**Input records:**
┌──
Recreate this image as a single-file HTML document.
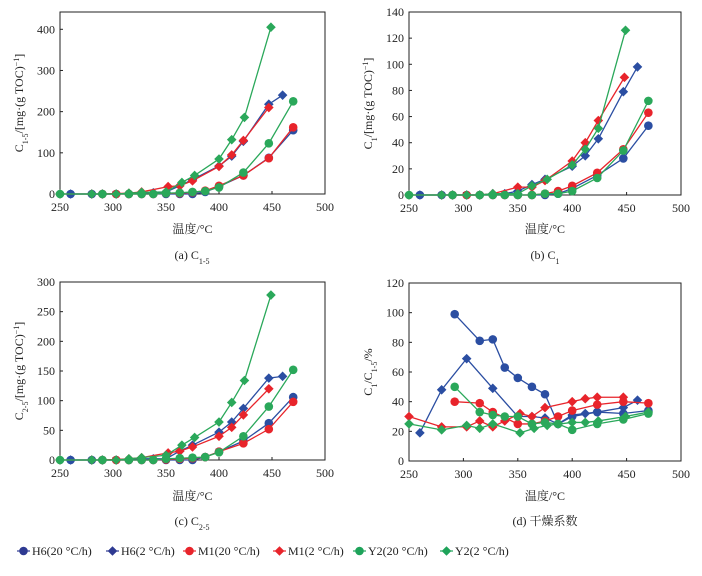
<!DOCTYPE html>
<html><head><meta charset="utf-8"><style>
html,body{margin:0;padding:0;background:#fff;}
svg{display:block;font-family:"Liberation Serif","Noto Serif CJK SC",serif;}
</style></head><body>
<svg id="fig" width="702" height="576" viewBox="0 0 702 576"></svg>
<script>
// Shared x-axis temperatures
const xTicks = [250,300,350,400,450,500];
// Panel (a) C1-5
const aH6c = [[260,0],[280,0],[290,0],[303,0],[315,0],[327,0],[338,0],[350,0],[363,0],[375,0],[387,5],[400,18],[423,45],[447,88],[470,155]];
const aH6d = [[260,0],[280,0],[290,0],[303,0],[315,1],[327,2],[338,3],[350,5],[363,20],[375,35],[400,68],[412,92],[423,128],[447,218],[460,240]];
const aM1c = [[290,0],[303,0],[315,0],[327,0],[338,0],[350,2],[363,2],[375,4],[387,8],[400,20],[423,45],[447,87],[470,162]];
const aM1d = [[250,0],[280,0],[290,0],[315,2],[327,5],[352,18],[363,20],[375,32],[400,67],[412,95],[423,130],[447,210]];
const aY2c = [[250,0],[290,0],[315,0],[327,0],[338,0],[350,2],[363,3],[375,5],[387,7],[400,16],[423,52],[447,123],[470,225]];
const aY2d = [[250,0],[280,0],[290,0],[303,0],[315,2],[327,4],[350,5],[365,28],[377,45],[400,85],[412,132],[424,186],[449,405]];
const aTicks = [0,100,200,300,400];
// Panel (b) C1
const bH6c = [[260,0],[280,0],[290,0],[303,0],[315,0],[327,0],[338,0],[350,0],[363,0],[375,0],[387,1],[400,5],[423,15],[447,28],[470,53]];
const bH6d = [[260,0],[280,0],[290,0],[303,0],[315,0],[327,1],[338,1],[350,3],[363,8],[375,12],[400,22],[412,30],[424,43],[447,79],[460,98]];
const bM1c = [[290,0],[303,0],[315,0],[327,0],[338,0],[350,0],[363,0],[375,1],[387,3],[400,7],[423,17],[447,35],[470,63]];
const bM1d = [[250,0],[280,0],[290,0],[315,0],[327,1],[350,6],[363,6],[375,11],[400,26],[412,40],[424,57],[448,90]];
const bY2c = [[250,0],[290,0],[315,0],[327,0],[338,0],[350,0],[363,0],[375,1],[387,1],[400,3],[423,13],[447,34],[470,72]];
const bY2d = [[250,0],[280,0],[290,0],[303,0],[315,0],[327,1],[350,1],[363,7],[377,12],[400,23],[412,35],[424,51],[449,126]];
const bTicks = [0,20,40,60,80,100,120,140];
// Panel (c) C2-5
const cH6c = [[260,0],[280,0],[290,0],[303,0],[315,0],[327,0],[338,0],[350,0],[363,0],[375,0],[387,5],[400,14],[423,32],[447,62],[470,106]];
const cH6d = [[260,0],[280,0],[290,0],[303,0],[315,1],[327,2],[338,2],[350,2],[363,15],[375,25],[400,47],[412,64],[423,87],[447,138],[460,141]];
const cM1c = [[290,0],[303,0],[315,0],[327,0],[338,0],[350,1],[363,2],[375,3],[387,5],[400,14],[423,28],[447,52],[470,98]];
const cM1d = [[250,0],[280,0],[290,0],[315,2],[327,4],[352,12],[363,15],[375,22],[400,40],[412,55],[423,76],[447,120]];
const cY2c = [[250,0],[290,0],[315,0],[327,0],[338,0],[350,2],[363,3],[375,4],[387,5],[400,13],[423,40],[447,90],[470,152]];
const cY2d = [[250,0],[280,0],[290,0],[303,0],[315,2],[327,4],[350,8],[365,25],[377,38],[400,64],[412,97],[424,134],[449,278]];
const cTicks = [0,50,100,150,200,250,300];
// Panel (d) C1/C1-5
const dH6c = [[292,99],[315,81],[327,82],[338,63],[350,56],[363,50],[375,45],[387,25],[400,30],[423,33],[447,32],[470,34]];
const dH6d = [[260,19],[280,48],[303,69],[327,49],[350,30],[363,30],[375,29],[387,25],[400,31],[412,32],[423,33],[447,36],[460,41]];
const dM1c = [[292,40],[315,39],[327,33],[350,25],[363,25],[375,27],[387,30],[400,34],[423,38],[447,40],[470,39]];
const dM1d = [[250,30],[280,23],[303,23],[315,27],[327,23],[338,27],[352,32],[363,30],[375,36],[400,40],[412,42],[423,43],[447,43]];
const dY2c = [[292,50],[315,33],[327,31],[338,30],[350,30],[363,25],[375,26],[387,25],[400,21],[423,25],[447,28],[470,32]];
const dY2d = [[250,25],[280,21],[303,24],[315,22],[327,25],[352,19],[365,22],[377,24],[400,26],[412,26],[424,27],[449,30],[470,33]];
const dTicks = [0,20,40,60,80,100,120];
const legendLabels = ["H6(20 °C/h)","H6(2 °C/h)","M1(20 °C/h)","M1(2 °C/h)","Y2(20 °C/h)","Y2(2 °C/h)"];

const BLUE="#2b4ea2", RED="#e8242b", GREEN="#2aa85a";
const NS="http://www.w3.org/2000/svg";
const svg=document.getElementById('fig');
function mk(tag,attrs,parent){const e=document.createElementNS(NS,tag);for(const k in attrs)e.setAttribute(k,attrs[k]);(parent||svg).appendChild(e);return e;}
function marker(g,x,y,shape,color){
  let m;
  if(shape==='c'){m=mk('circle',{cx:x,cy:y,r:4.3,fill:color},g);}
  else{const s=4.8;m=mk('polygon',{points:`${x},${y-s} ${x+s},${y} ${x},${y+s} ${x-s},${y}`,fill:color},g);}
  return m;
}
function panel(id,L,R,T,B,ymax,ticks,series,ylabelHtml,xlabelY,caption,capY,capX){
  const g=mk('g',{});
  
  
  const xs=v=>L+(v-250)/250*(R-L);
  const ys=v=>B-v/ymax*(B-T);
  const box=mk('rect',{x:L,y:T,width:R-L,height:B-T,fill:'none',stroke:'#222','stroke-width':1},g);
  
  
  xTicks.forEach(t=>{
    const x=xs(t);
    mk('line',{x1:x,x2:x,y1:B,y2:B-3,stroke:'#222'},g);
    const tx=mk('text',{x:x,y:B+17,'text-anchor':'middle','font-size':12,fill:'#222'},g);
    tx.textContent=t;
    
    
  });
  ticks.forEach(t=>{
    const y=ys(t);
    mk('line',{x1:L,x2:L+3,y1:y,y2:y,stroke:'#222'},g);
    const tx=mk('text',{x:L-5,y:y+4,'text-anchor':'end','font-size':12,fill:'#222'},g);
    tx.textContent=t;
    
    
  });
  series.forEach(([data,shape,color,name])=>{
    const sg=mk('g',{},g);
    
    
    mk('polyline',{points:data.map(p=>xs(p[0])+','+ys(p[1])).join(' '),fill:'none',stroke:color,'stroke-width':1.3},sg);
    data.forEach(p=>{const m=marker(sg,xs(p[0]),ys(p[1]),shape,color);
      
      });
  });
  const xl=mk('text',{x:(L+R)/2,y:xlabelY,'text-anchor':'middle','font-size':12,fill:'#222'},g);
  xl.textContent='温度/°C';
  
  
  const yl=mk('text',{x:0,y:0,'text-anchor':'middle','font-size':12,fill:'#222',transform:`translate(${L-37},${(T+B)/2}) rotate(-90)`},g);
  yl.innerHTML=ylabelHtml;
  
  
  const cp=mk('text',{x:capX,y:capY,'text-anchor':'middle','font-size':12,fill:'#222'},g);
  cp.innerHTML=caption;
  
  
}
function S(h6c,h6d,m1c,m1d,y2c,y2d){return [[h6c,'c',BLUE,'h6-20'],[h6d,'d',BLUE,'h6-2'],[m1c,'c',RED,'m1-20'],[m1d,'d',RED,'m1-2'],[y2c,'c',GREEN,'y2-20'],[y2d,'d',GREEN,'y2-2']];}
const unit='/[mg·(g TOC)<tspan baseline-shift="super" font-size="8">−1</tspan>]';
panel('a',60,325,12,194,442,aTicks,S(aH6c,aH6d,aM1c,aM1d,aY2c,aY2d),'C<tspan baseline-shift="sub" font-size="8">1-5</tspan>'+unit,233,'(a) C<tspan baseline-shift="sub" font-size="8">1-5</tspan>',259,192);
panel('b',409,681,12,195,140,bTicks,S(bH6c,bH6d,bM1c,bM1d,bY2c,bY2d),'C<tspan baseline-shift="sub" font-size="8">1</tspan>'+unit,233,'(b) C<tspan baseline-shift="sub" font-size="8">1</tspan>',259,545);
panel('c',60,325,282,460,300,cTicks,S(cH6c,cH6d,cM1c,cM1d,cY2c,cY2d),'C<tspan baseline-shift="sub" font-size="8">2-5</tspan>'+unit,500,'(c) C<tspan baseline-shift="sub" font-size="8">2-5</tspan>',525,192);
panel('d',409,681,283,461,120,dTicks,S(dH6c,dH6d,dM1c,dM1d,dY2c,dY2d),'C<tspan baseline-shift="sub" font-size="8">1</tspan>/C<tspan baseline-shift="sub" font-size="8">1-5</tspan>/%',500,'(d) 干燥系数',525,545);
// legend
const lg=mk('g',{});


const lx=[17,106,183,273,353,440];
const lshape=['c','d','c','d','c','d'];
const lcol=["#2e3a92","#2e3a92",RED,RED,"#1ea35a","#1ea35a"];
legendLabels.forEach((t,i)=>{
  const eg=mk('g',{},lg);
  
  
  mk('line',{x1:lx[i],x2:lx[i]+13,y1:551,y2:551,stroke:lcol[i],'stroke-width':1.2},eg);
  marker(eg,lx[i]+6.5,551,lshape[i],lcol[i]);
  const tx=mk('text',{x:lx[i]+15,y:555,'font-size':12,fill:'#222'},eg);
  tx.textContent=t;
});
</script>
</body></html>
└──
┌──
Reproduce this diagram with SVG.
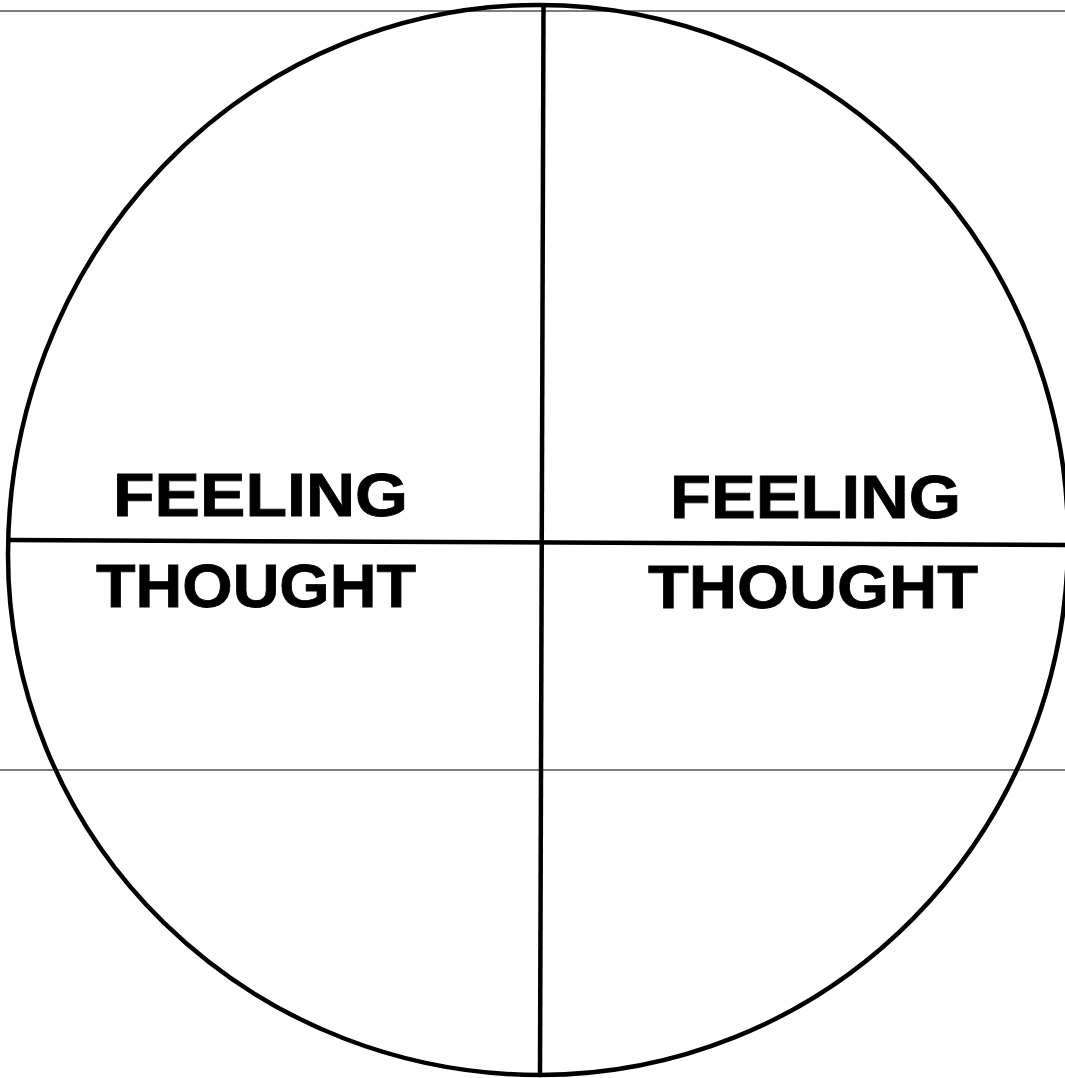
└──
┌──
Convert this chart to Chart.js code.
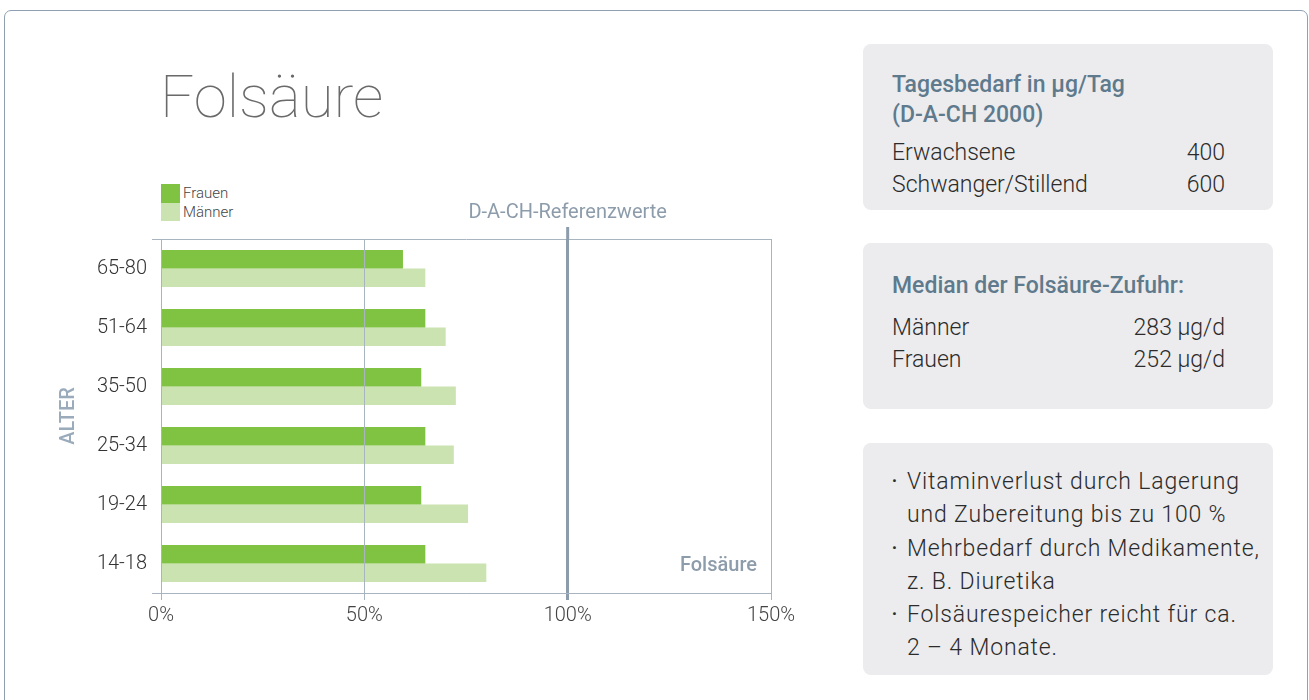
└──
**Task requirements:** Each line that holds the word "document" is to be copied.

**Expected output:**
Recreate this image as a single-file HTML document.
const svg=document.getElementById('fig');
function mk(tag,attrs,parent){const e=document.createElementNS(NS,tag);for(const k in attrs)e.setAttribute(k,attrs[k]);(parent||svg).appendChild(e);return e;}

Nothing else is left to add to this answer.